Wang On Properties is continuing to bet on the Hong Kong housing market, having last month acquired the Cheng Fung Mansion in Kowloon in an auction which valued the ageing building at HK$257 million ($32.9 million), according to a press release from property services firm Savills.
The acquisition of 31-41 Fei Fung Street came less than four months after the property developer announced its entrance into a joint venture with a fund managed by the Netherlands’ APG Asset Management, with the parties agreeing to invest up to HK$4.6 billion acquiring Hong Kong residential properties.

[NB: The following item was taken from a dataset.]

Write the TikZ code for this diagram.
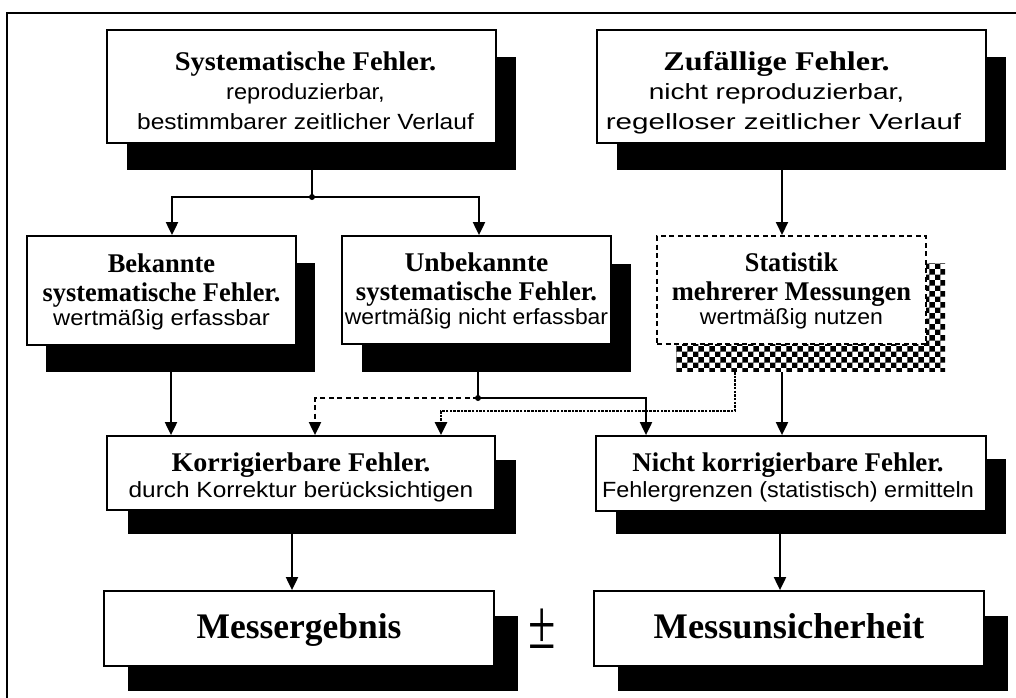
\documentclass[tikz,border=0pt]{standalone}
\usepackage{fontspec}
\setmainfont{Liberation Serif}
\setsansfont{Liberation Sans}
\usepackage{graphicx}
\usetikzlibrary{shadows,patterns,arrows.meta,calc}
\newcommand\titlef{\fontsize{27}{27}\selectfont\rmfamily\bfseries}
\newcommand\bodyf{\fontsize{22}{24}\selectfont\sffamily\mdseries}
\newcommand\bigf{\fontsize{36}{40}\selectfont\rmfamily\bfseries}
\newcommand\tline[3]{\hspace*{#1pt}\scalebox{#2}[1]{#3}}
\newcommand\tstrut[1]{\rule{0pt}{#1pt}}
\newcommand\dstrut[1]{\rule[-#1pt]{0pt}{#1pt}}
\begin{document}
\begin{tikzpicture}[x=1pt,y=-1pt,
  box/.style={draw, line width=1.8pt, fill=white, inner sep=0pt, align=center},
  lsA/.style={font=\fontsize{22}{29.5}\selectfont\sffamily},
  lsC/.style={font=\fontsize{22}{24}\selectfont\sffamily},
  lsF/.style={font=\fontsize{22}{26}\selectfont\sffamily},
  shad/.style 2 args={drop shadow={shadow xshift=#1pt, shadow yshift=-#2pt, opacity=1, fill=black}},
  pshad/.style 2 args={drop shadow={shadow xshift=#1pt, shadow yshift=-#2pt, opacity=1, pattern=checkerboard}},
  conn/.style={line width=2pt},
  arr/.style={conn, -{Triangle[length=13pt,width=12pt]}},
  dashconn/.style={arr, dash pattern=on 5pt off 3.5pt},
  dotconn/.style={arr, line width=2.3pt, dash pattern=on 2.5pt off 1.2pt},
  jdot/.style={circle, fill=black, inner sep=0pt, minimum size=6pt}
]
\useasboundingbox (0,0) rectangle (1016,697);
\fill[white] (0,0) rectangle (1016,697);
\begin{scope}
\clip (0,0) rectangle (1016,697);
\draw[line width=2.6pt] (7,720) -- (7,13) -- (1040,13);
\end{scope}

% boxes
\node[box, lsA, shad={20}{27}, minimum width=389pt, minimum height=113pt] (A) at (301.5,86.5)
  {\titlef\tstrut{32}\tline{8}{1.054}{Systematische Fehler.}\\
   \bodyf\tline{8}{1.072}{reproduzierbar,}\\
   \bodyf\dstrut{5.5}\tline{8}{1.115}{bestimmbarer zeitlicher Verlauf}};
\node[box, lsA, shad={20}{27}, minimum width=389pt, minimum height=113pt] (B) at (791.5,86.5)
  {\titlef\tstrut{32}\tline{-30}{1.193}{Zufällige Fehler.}\\
   \bodyf\tline{-30}{1.274}{nicht reproduzierbar,}\\
   \bodyf\dstrut{5.5}\tline{-16}{1.346}{regelloser zeitlicher Verlauf}};
\node[box, lsC, shad={19}{27}, minimum width=269pt, minimum height=109pt] (C) at (161.5,290.5)
  {\titlef\tstrut{22}\tline{0}{0.98}{Bekannte}\\[5pt]
   \titlef\tline{0}{0.976}{systematische Fehler.}\\
   \bodyf\dstrut{6}\tline{0}{1.08}{wertmäßig erfassbar}};
\node[box, lsC, shad={20}{28}, minimum width=269pt, minimum height=108pt] (D) at (476.5,290)
  {\titlef\tstrut{22}\tline{0}{1.02}{Unbekannte}\\[5pt]
   \titlef\tline{0}{0.99}{systematische Fehler.}\\
   \bodyf\dstrut{6}\tline{0}{1.04}{wertmäßig nicht erfassbar}};
\node[box, lsC, pshad={19}{27}, dash pattern=on 5pt off 3.5pt, line width=2pt, minimum width=269pt, minimum height=108pt] (E) at (791.5,290)
  {\titlef\tstrut{22}\tline{0}{0.97}{Statistik}\\[5pt]
   \titlef\tline{0}{0.98}{mehrerer Messungen}\\
   \bodyf\dstrut{6}\tline{0}{1.047}{wertmäßig nutzen}};
\node[box, lsF, shad={21}{24}, minimum width=388pt, minimum height=74pt] (F) at (301,473)
  {\titlef\tstrut{28}\tline{0}{1.04}{Korrigierbare Fehler.}\\
   \bodyf\dstrut{6}\tline{0}{1.11}{durch Korrektur berücksichtigen}};
\node[box, lsF, shad={20}{23}, minimum width=390pt, minimum height=75pt] (G) at (791,473.5)
  {\titlef\tstrut{28}\tline{-6}{0.995}{Nicht korrigierbare Fehler.}\\
   \bodyf\dstrut{6}\tline{-6}{1.063}{Fehlergrenzen (statistisch) ermitteln}};
\node[box, shad={24}{25}, minimum width=390pt, minimum height=75pt] (H) at (299,628.5)
  {\bigf\rule[-8pt]{0pt}{35pt}\tline{0}{0.985}{Messergebnis}};
\node[box, shad={24}{25}, minimum width=390pt, minimum height=75pt] (I) at (789,628.5)
  {\bigf\rule[-8pt]{0pt}{35pt}\tline{0}{1.01}{Messunsicherheit}};
\node (pm) at (542.5,629) {\fontsize{50}{50}\selectfont\scalebox{1}[1.4]{±}};

% helper coordinates
\coordinate (J1) at (312,197);
\coordinate (J2) at (478,398);
\coordinate (K) at (441,411);
\coordinate (x171) at (171,0);
\coordinate (x292) at (292,0);
\coordinate (x315) at (315,0);
\coordinate (x646) at (646,0);
\coordinate (x735) at (735,0);
\coordinate (x780) at (780,0);
\coordinate (x782) at (782,0);

% connectors
\draw[conn] (A.south -| J1) -- (J1);
\draw[arr] (J1) -| ([xshift=10.5pt]C.north);
\draw[arr] (J1) -| ([xshift=2.5pt]D.north);
\node[jdot] (j1) at (J1) {};
\draw[arr] (B.south -| x782) -- (E.north -| x782);
\draw[arr] (C.south -| x171) -- (F.north -| x171);
\draw[conn] (D.south -| J2) -- (J2);
\draw[arr] (J2) -| (G.north -| x646);
\draw[dashconn] (J2) -| (F.north -| x315);
\node[jdot] (j2) at (J2) {};
\draw[dotconn] ($(E.south -| x735)+(0,27)$) |- (K) -- (F.north -| K);
\draw[arr] ($(E.south -| x782)+(0,27)$) -- (G.north -| x782);
\draw[arr] (F.south -| x292) -- (H.north -| x292);
\draw[arr] (G.south -| x780) -- (I.north -| x780);
\end{tikzpicture}
\end{document}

“We are delighted to partner with Wang On to execute our fourth residential project,” said Dick Kors, spokesperson at APG. “It (not only delivers) new housing supply to the market, but also represents an asset revitalization strategy bringing vitality to the urban residential neighbourhood.”
Acquired under a compulsory sale for redevelopment which valued the project in the Wong Tai Sin neighbourhood at HK$7,811 per square foot of potential floor area, the transaction sets Wang On up to redevelop the plot together with an adjoining site on 45 Fei Fung Street and 110 Shatin Pass Road into a 93,700 square foot (8,705 square metre) residential community.
Growing in Kowloon
Wang On’s acquisition, which has been earmarked as the fourth seed project under its joint venture with APG, came during the same week that the Hong Kong government announced plans to raise the amount of mortgages available in housing loans, which is expected to incentivise first-time buyers to purchase larger homes.
This easing measure came after the number of new homes sold in Hong Kong fell 55.4 percent in February from the preceding month to a total of 479 units, according to research from Centaline property agency, as the current COVID-19 outbreak squelches the market.
Through its acquisition of the Cheng Fung Mansion, which occupies a 3,900 square foot site, Wang On is taking the final step towards consolidating the two adjoining plots along Fei Fung Street for redevelopment as a single site.
“Upon completion, the project would be in the HK$1.9 billion region,” Alex Leung, senior director at local surveying firm CHFT Advisory and Appraisal Limited said in estimating the development’s eventual value. Once completed, the project is expected to provide 250 residential units, which according to Singtao Daily would become part of Wang On’s existing boutique residential brand series, The Met.
Units at the project are expected to cost between HK$22,000 and HK$25,000 per square foot of floor area, according to Vincent Cheung, managing director at property consultancy Vincorn.
Currently occupying the plot is a 1971-vintage building with ground level retail topped by residential space. Holding about a 91 percent ownership in the property at the time, the developer had in 2020 submitted an application for a compulsory sale of the Cheng Fung mansion, which was said to have been approved in January before the auction took place late last month.
Although the developer has not disclosed a completion date for this fourth project in its joint venture with APG, three developments in the series are scheduled to be finished in 2024 and 2025, according to Wang On’s 2021 1H report. The second project, located on Ming Fung Street, is expected to begin sales by the fourth quarter of this year, according to a report from the Hong Kong Economic Times at the time that Wang On acquired the site.
Help For Homebuyers
The Wong Tai Sin pick-up comes as housing transactions hit a new low last month as Hong Kong grapples with the coronavirus and the “Covid Zero” approach to public health.
“We expect home sales in Hong Kong to severely slow down in the current quarter compared to the same period last year, due to social distancing measures imposed by the government, and also to the upcoming US interest rate hike, which is to be realised by the market in the coming months,” said CHFT’s Leung.
Wang On’s latest acquisition came amid low residential supply in Kowloon, and a relaxation of financing for home buyers in Hong Kong. New developments available in Kowloon’s Wong Tai Sin area remain limited, which means there will be strong demand for quality new homes in the area, said Hannah Jeong, head of valuation and advisory services at Colliers Hong Kong.
In terms of residential land supply, there are only two Kowloon sites among the 13 projects slated for sale under Hong Kong’s 2022-23 Land Sale Programme, which is dominated by plots on Hong Kong Island and in the New Territories, said Jeong.
Available mortgages on homes with a loan-to-value ratio of 80 percent are set to increase to a maximum of HK$12 million from HK$10 million, according to Hong Kong financial secretary Paul Chan in his announcement of the city’s 2022-23 fiscal budget two weeks ago. First-time home buyers who qualify for a loan-to-value ratio of 90 percent may be eligible for as much as HK$10 million in mortgage financing – up from the previous HK$8 million.
Despite these easing measures, however, Jeong noted that the latest wave of Covid-19 had slowed the city’s economic recovery. In February, total transactions for residential, commercial, industrial and parking spaces slid to a 25-month low at 3,992 deals, according to Centaline.